Guaranteed Lifetime Optimization
The guaranteed lifetime optimization is defined by the following initial condition:
%x2 = copy_value %x1 (Begin Ownership Region 1)
... (code block 1)
%x3 = copy_value %x2 (Begin Ownership Region 2)
... (code block 2)
destroy_value %x3 (End Ownership Region 2)
... (code block 3)
destroy_value %x2 (End Ownership Region 1)
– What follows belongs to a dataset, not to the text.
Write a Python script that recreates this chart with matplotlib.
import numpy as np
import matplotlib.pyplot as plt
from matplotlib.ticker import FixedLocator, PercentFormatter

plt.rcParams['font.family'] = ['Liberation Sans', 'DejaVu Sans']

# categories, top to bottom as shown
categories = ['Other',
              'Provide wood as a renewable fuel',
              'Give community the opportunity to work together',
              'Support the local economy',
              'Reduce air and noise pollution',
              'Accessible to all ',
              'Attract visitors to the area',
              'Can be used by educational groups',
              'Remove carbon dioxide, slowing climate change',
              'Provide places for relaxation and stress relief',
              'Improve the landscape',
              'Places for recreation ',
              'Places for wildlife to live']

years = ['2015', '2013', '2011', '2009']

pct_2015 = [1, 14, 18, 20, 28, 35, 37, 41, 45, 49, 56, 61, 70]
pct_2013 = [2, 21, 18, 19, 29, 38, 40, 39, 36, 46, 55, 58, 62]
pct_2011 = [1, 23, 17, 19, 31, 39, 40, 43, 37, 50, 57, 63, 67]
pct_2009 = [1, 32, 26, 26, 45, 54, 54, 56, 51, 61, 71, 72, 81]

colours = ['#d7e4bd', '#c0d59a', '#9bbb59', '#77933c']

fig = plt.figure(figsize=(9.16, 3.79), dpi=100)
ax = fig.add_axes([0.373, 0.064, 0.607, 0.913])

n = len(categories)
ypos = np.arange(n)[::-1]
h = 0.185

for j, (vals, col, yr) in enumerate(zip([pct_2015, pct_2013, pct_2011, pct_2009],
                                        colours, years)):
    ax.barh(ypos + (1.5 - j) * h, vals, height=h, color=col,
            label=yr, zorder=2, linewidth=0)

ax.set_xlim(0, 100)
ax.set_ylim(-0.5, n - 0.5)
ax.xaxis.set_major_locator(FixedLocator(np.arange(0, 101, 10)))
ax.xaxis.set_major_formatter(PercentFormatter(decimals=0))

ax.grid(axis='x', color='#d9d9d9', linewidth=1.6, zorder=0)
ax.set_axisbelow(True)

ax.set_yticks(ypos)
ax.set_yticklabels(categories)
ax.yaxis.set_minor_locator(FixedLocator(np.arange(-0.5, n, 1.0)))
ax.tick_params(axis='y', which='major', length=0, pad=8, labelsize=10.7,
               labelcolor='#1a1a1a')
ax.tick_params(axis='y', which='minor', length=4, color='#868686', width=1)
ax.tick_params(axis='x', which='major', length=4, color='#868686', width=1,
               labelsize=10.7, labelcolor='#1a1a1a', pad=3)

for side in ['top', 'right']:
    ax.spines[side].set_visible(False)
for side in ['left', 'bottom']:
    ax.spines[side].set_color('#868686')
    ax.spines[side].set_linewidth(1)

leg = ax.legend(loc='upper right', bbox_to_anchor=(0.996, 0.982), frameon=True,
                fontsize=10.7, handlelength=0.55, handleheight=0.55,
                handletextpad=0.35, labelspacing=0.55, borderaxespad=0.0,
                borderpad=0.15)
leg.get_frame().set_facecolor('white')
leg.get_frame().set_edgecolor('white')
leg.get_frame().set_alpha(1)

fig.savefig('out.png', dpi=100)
It is natural to see that %x1
’s lifetime will be maintained by Ownership
Region 1 even when we are in Ownership Region 2. Thus we can safely eliminate
the inner copy_value, destroy_value pair. In terms of ownership regions, this is
equivalent to performing a union of the two regions. Since Ownership Region 1 is
completely subsumes Ownership Region 2, the end result is just Ownership Region
1, i.e.:
%x2 = copy_value %x1 (Begin Ownership Region 1)
... (code block 1)
... (code block 2)
... (code block 3)
destroy_value %x2 (End Ownership Region 1)
Consumed Optimization
The consumed optimization is defined by the following initial conditions:
%x2 = copy_value %x1 (Begin Ownership Region 1)
... (code block 1)
%x3 = copy_value %x2 (Begin Ownership Region 2)
... (code block 2)
consuming_apply(%x3) (End Ownership Region 2)
... (code block 3)
destroy_value %x2 (End Ownership Region 1)
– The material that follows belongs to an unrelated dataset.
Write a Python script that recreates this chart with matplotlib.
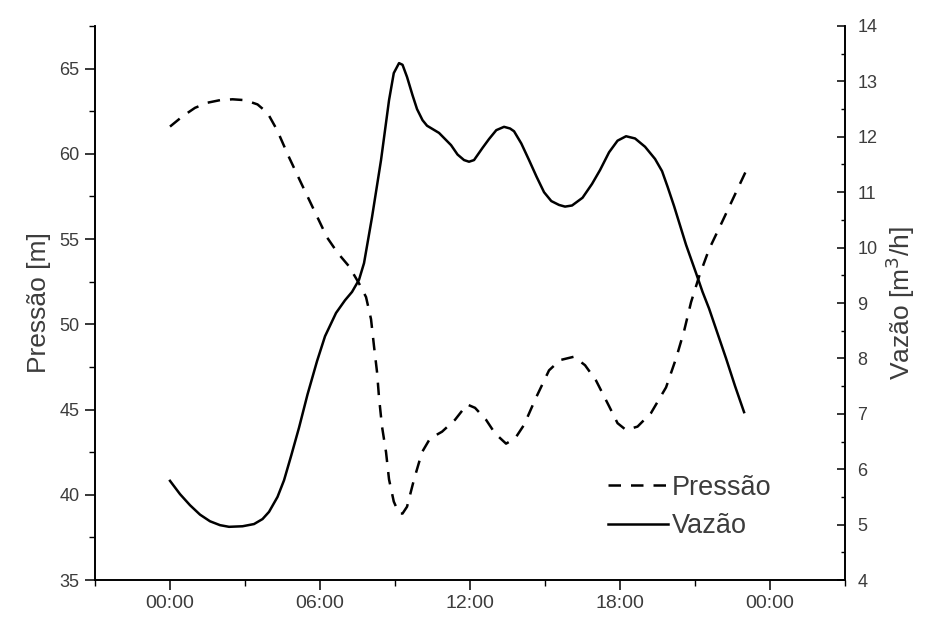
import numpy as np
import matplotlib
matplotlib.use("Agg")
import matplotlib.pyplot as plt
from matplotlib.ticker import MultipleLocator

plt.rcParams['font.family'] = ['Liberation Sans', 'DejaVu Sans']

# pressure (dashed, left axis), hours vs m
t_p = [0.0, 0.5, 1.0, 1.5, 2.0, 2.5, 3.0, 3.5, 3.9, 4.28, 4.76, 5.24, 5.76, 6.28,
       6.7, 7.16, 7.56, 7.84, 8.04, 8.16, 8.28, 8.36, 8.48, 8.64, 8.76, 8.95,
       9.16, 9.3, 9.48, 9.76, 10.08, 10.4, 10.88, 11.4, 11.88, 12.2, 12.64, 13.0,
       13.44, 13.8, 14.16, 14.64, 15.16, 15.6, 16.16, 16.6, 17.04, 17.56, 17.9,
       18.24, 18.7, 19.24, 19.84, 20.24, 20.56, 20.84, 21.16, 21.56, 22.08, 22.56,
       23.04]
pressao = [61.6, 62.2, 62.7, 63.0, 63.15, 63.2, 63.15, 62.9, 62.4, 61.4, 59.8, 58.3,
           56.7, 55.1, 54.2, 53.4, 52.4, 51.6, 50.3, 48.7, 47.2, 45.7, 44.0, 42.5,
           40.9, 39.6, 38.9, 38.9, 39.3, 40.9, 42.5, 43.3, 43.7, 44.4, 45.3, 45.1,
           44.4, 43.6, 43.0, 43.3, 44.1, 45.7, 47.3, 47.9, 48.1, 47.6, 46.7, 45.2,
           44.2, 43.8, 44.0, 44.8, 46.3, 48.0, 49.6, 51.3, 52.8, 54.4, 56.0, 57.5,
           59.0]

# flow (solid, right axis), hours vs m3/h
t_v = [0.0, 0.4, 0.8, 1.2, 1.6, 2.0, 2.36, 2.9, 3.36, 3.7, 3.96, 4.3, 4.56, 4.85,
       5.16, 5.5, 5.88, 6.2, 6.64, 7.0, 7.28, 7.56, 7.76, 8.08, 8.44, 8.76, 8.95,
       9.16, 9.3, 9.48, 9.7, 9.88, 10.1, 10.28, 10.76, 11.24, 11.5, 11.76, 11.96,
       12.16, 12.5, 12.76, 13.05, 13.36, 13.6, 13.76, 14.05, 14.36, 14.66, 14.96,
       15.25, 15.56, 15.8, 16.08, 16.5, 16.88, 17.2, 17.56, 17.9, 18.24, 18.6,
       19.0, 19.4, 19.68, 19.9, 20.16, 20.4, 20.64, 21.04, 21.3, 21.56, 21.9,
       22.24, 22.6, 22.96]
vazao = [5.79, 5.55, 5.35, 5.18, 5.06, 4.99, 4.96, 4.97, 5.01, 5.1, 5.23, 5.5, 5.8,
         6.25, 6.75, 7.35, 7.95, 8.4, 8.82, 9.05, 9.2, 9.42, 9.72, 10.55, 11.58,
         12.66, 13.15, 13.33, 13.3, 13.08, 12.75, 12.5, 12.3, 12.2, 12.07, 11.85,
         11.68, 11.58, 11.55, 11.58, 11.8, 11.96, 12.12, 12.18, 12.15, 12.1, 11.88,
         11.58, 11.28, 11.0, 10.84, 10.77, 10.74, 10.76, 10.9, 11.15, 11.4, 11.72,
         11.93, 12.01, 11.97, 11.82, 11.6, 11.38, 11.1, 10.75, 10.4, 10.05, 9.54,
         9.2, 8.9, 8.45, 8.0, 7.5, 7.03]

xticks = [0, 6, 12, 18, 24]
xlabels = ['00:00', '06:00', '12:00', '18:00', '00:00']

fig = plt.figure(figsize=(9.26, 6.19), dpi=100)
ax = fig.add_axes([0.1026, 0.063, 0.81, 0.895])
ax2 = ax.twinx()

lp, = ax.plot(t_p, pressao, color='black', lw=1.8, ls=(0, (5, 4)), label='Pressão')
lv, = ax2.plot(t_v, vazao, color='black', lw=1.8, label='Vazão')

ax.set_xlim(-3, 27)
ax.set_ylim(35, 67.5)
ax2.set_ylim(4, 14)

ax.set_xticks(xticks)
ax.set_xticklabels(xlabels)
ax.xaxis.set_minor_locator(MultipleLocator(3))
ax.yaxis.set_major_locator(MultipleLocator(5))
ax.yaxis.set_minor_locator(MultipleLocator(2.5))
ax2.yaxis.set_major_locator(MultipleLocator(1))
ax2.yaxis.set_minor_locator(MultipleLocator(0.5))

lab_col = '#3c3c3c'
ax.tick_params(axis='both', which='major', direction='out', length=7, width=1.1,
               labelsize=13, labelcolor=lab_col, pad=4)
ax.tick_params(axis='x', which='major', labelsize=14)
ax.tick_params(axis='both', which='minor', direction='out', length=4, width=1.0)
ax2.tick_params(axis='y', which='major', direction='in', length=6, width=1.1,
                labelsize=13, labelcolor=lab_col, pad=9)
ax2.tick_params(axis='y', which='minor', direction='in', length=3, width=1.0)

for a in (ax, ax2):
    a.spines['top'].set_visible(False)
    for s in a.spines.values():
        s.set_linewidth(1.2)

ax.set_ylabel('Pressão [m]', fontsize=19, color=lab_col, labelpad=6)
ax2.set_ylabel('Vazão [m$^3$/h]', fontsize=19, color=lab_col, labelpad=4)

leg = ax.legend(handles=[lp, lv], loc='lower right', bbox_to_anchor=(0.934, 0.03),
                frameon=False, fontsize=19.5, handlelength=2.2, handletextpad=0.15,
                labelspacing=0.45)
for txt in leg.get_texts():
    txt.set_color(lab_col)

fig.savefig('out.png', dpi=100)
Notice how if there are no uses of %x2
in code block 3 or we can prove that
the destroy_value of %x2
is not the last release of %x2
, we can safely
perform a lifetime intersection operation on the inverse-program paths defined
by the two regions and a union operation on the program paths defined by the two
regions. The inverse-program path of Ownership Region 1 consists of all
instructions before the destroy_value. The inverse-program path of Ownership
Region 2 consists of all instructions before the consuming apply. This means
that the final inverse-program path for the new region will start at the
beginning of ownership region 1 and go to the end of the program. The program
paths of ownership region 1 starts at the first copy_value and for ownership
region 2 starts at the second copy value. Thus their union path is the first
copy_value. Thus the final code region will start at Begin Ownership Region 1
and will end at End Ownership Region 2. Thus we will have:
%x2 = copy_value %x1 (Begin Ownership Region 1)
... (code block 1)
... (code block 2)
consuming_apply(%x3) (End Ownership Region 2)
... (code block 3)
Implementation
Loop over the whole CFG gathering up producers/consumers. This is known trivially. Using the APIs from semantic ARC given just 1 producer or consumer, we can get the entire rest of the producer/consumer set. I imagine we would have a set of visited instructions to ensure that we visit these sets once. Using the use-def lists we are then able to construct heirarchical relationships among these joint dominating sets of producers/consumers. This essentially creates hierarchical regions. Given these hierarchical regions, there are certain “legal” moves that we can perform:
-
A set A contained in a set B for which B completely consists of copy_values and A completely consists of copy_values implies that as a “lifetime region”, A can always be collapsed into B. I call this the “union” optimization (i.e. the union of a lifetime with another lifetime contained within the first is just the first).
-
Given a set A contained completely within a set B such that A is a “take” set (i.e. no destroy_value), we can intersect B into A. This is the “intersection” optimization.
-
A set A consisting of producers and destroy_values and a set B consisting of copy_values and consumers can be merged into one composite region that consists of A and B. This is the “cartesian property” optimization.
This will be much cheaper than any iterative dataflow that we may perform and requires /no/ side-effects analysis meaning it will be really fast. It additionally can allow us to perform other operations by determining profitability based off of the hotness of code. In fact, we could also make a pbqp like optimizer upon this since this is very similar to register allocation.